**What the task requires**
Return each line of the records holding the string "source".

---------- Records to use

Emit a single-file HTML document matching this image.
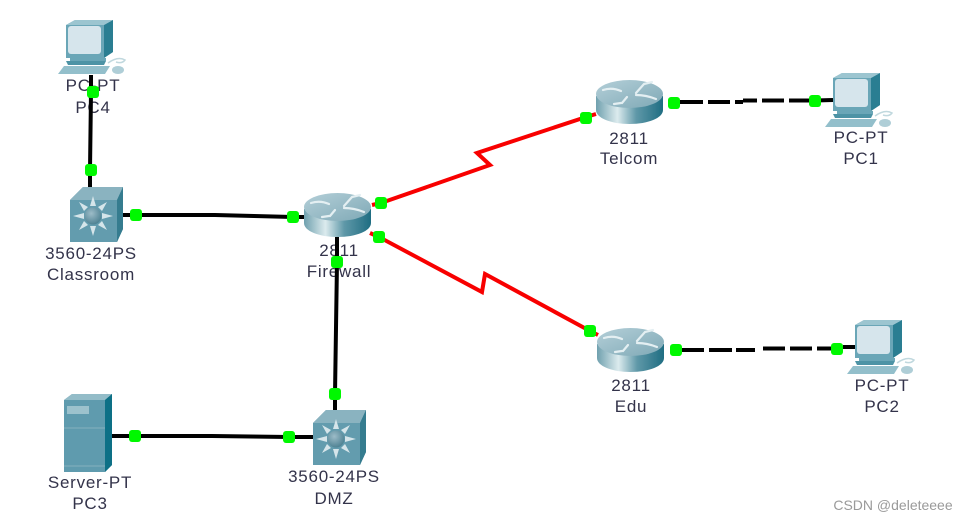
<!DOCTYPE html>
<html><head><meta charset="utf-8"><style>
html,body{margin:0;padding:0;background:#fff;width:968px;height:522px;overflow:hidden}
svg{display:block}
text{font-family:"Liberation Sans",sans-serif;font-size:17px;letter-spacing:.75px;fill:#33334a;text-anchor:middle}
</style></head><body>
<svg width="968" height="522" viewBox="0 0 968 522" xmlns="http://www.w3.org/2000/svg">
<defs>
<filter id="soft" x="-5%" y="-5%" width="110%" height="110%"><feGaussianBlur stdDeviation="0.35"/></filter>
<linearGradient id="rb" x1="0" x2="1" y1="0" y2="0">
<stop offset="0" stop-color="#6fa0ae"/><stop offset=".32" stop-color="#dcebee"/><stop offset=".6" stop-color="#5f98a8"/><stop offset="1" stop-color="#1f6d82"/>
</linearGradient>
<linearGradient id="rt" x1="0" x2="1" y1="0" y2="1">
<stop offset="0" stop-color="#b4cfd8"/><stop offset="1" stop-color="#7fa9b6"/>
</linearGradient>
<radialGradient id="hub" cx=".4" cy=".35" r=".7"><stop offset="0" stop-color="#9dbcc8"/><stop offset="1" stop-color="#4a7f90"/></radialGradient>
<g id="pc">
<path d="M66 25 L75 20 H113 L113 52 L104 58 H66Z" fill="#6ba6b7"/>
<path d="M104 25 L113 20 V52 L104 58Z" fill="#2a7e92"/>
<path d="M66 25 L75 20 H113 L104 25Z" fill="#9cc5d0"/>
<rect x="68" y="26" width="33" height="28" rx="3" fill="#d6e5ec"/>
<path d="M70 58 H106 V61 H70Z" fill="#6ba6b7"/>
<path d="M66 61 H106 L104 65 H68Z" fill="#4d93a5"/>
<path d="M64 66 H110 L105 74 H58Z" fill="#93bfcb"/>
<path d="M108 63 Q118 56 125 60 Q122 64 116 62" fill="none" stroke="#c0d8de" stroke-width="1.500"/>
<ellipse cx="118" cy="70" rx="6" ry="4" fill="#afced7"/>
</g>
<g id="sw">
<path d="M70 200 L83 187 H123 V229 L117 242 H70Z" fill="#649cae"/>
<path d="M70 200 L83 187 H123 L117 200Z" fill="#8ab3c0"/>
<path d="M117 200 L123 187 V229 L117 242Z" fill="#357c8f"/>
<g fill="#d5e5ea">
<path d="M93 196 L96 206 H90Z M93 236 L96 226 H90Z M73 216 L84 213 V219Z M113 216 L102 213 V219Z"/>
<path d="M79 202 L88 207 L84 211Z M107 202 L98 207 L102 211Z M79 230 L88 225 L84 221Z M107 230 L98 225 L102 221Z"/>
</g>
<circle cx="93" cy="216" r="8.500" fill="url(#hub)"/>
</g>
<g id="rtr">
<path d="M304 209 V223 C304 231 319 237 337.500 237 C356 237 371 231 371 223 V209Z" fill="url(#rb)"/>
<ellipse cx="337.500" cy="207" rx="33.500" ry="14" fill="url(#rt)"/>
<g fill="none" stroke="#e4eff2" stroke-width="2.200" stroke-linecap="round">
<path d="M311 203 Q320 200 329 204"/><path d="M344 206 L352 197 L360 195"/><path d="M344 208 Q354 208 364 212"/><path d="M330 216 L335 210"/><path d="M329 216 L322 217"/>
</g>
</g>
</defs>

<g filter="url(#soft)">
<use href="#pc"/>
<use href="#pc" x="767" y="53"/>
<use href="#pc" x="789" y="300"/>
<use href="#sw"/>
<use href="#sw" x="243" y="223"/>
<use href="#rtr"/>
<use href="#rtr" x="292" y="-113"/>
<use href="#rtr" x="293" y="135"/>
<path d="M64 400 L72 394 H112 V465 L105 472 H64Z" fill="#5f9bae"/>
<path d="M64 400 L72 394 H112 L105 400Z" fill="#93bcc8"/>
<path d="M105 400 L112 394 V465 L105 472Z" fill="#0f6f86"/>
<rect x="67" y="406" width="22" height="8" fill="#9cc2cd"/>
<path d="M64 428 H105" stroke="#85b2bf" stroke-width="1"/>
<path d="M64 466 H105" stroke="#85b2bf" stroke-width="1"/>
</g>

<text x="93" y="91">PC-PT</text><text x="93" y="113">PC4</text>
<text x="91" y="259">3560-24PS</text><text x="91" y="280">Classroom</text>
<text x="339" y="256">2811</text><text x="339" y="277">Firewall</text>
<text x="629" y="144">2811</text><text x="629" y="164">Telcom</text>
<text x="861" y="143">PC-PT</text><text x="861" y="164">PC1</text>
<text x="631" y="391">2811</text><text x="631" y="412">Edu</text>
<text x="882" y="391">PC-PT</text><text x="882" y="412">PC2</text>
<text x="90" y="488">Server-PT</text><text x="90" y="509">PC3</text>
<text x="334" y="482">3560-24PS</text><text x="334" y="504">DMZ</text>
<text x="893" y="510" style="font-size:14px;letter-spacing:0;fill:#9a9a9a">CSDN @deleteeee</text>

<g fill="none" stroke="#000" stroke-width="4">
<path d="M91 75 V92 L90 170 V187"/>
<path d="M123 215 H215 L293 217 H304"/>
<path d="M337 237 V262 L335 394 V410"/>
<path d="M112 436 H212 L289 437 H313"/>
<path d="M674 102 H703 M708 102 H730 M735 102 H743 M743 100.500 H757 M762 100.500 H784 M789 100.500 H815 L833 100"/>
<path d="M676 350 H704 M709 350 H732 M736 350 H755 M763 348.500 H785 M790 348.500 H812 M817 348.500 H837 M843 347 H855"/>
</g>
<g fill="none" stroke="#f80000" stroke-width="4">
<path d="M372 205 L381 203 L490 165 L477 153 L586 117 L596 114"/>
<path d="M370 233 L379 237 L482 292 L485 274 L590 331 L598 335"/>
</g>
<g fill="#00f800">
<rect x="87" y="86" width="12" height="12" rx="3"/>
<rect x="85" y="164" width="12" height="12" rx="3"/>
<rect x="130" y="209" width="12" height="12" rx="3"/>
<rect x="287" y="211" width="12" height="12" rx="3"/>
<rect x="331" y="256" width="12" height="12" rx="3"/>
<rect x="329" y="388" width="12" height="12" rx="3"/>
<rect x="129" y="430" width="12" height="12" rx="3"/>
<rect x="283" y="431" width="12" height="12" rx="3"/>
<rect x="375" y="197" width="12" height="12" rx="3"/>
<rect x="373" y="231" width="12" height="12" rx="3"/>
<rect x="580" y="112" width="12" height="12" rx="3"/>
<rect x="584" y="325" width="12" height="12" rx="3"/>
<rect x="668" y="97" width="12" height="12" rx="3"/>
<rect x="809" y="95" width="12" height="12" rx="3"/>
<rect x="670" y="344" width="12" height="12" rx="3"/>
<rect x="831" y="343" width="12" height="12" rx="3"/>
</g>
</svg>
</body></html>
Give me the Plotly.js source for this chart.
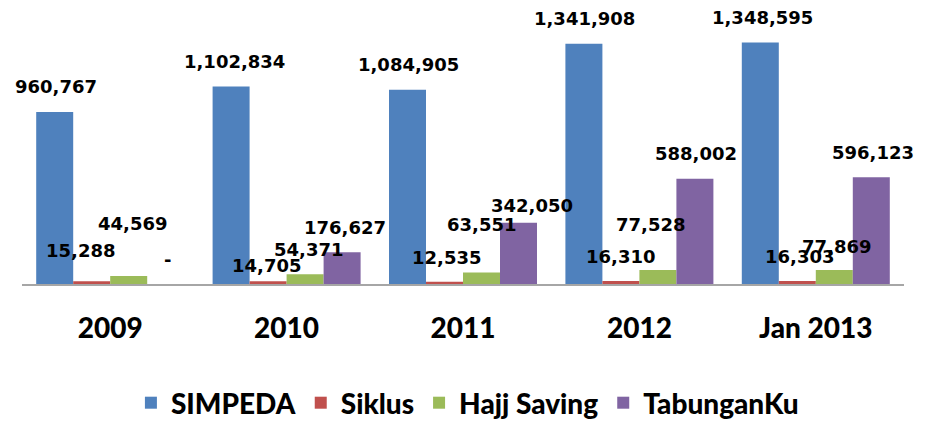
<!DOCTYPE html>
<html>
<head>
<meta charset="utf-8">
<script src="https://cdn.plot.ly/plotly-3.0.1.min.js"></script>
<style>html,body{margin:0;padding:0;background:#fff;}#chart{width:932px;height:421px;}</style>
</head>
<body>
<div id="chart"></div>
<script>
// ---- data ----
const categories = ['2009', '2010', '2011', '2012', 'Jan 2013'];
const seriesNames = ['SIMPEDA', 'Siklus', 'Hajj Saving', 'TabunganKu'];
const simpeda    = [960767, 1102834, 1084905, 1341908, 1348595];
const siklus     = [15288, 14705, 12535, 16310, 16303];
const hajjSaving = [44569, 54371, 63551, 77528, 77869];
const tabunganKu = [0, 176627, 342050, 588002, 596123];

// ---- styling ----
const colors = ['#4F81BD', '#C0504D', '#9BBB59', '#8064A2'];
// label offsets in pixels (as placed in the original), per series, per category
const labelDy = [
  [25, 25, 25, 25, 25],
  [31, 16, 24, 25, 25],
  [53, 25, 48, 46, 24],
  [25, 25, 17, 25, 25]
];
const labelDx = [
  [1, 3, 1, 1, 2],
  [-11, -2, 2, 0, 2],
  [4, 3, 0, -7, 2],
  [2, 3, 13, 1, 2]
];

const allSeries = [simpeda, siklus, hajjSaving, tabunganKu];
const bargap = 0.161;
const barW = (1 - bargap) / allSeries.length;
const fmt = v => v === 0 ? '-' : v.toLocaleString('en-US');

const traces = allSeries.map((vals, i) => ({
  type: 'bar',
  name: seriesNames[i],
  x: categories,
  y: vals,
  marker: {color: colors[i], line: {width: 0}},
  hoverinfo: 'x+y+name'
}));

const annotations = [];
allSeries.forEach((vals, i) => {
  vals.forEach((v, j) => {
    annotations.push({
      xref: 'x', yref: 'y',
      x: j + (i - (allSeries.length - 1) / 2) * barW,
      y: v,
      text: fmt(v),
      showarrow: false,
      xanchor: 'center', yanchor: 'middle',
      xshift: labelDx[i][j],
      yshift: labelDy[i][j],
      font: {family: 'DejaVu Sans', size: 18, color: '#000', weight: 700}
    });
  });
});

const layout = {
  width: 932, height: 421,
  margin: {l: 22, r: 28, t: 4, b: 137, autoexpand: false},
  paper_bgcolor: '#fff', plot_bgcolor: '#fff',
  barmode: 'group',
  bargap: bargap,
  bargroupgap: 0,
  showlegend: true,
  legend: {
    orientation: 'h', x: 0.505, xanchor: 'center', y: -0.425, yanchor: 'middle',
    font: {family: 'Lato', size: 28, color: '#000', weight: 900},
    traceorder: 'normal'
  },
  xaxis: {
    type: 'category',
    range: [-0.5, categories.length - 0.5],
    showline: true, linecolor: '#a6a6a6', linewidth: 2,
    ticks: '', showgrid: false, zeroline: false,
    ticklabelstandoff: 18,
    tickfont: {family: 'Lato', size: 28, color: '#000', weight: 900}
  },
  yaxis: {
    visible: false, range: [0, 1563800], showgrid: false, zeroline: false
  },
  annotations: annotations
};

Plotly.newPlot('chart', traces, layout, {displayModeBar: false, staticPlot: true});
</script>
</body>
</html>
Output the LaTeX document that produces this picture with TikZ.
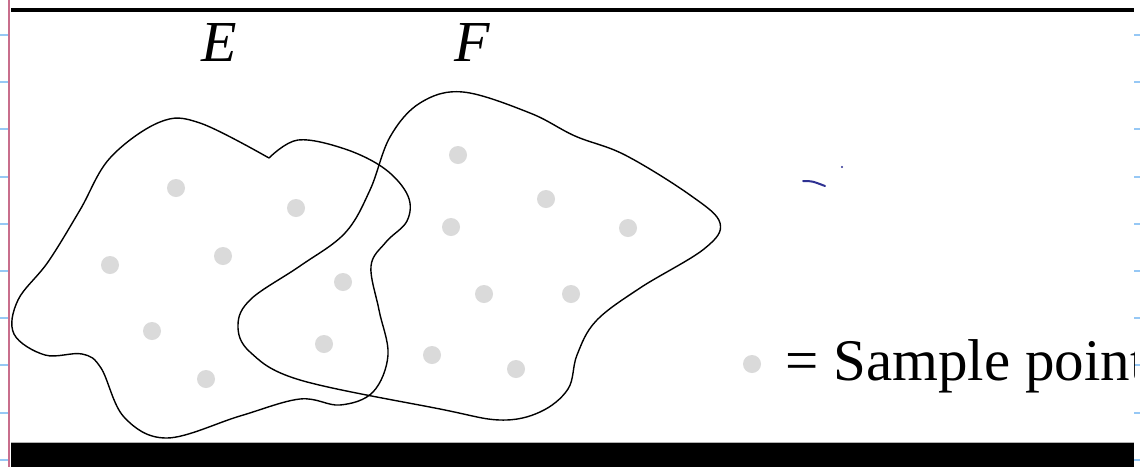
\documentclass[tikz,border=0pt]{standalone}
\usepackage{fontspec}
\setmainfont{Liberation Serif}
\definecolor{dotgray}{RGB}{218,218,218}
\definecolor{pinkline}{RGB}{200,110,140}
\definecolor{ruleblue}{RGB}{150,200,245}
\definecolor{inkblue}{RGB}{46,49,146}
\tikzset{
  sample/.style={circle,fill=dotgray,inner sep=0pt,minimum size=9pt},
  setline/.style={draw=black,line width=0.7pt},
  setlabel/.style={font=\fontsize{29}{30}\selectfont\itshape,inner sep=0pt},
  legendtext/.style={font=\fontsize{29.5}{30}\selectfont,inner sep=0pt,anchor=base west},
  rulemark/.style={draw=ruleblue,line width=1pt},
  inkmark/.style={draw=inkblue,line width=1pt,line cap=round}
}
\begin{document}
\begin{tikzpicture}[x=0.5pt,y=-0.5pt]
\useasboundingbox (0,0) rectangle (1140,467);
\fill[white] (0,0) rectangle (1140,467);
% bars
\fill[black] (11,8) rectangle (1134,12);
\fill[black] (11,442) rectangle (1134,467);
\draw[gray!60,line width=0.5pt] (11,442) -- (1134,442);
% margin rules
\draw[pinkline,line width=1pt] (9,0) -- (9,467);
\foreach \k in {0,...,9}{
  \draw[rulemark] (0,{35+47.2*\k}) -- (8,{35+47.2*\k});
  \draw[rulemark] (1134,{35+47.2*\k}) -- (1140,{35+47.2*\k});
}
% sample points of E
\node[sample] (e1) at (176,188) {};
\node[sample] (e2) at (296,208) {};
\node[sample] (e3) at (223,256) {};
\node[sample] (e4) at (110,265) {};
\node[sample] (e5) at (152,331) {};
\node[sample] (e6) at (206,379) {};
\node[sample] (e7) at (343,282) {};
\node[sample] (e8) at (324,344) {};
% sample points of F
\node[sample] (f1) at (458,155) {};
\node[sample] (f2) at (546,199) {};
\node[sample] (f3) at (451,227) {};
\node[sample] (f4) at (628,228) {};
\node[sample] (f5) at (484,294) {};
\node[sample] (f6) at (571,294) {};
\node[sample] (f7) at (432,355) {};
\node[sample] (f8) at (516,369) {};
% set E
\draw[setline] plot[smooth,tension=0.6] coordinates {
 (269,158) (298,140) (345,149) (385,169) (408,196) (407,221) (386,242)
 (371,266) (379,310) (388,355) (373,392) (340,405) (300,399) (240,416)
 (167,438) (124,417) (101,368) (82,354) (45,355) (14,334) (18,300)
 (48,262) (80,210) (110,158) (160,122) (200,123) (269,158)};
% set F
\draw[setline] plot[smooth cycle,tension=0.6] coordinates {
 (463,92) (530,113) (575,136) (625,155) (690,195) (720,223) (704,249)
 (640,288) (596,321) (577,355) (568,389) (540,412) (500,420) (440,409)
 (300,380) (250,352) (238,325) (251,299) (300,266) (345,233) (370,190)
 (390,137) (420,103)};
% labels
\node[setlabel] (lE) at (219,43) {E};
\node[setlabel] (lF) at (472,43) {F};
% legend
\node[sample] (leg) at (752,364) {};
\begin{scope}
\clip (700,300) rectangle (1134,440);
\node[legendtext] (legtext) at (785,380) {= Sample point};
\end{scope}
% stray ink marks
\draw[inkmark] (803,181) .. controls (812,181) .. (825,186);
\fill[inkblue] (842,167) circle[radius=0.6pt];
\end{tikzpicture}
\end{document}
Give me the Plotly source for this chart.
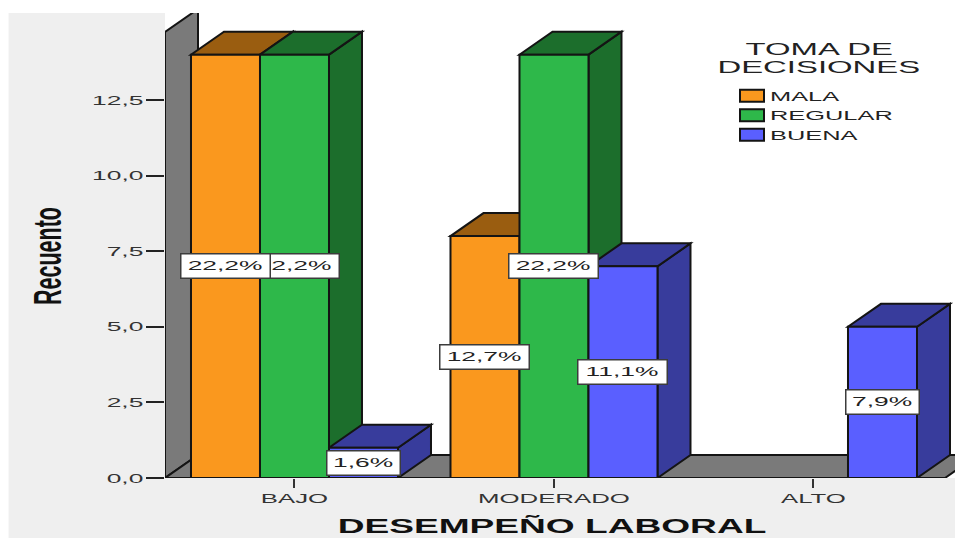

--------------------

**Answer for this exercise**
Give me the Plotly.js source for this chart.
Give me the Plotly source for this chart.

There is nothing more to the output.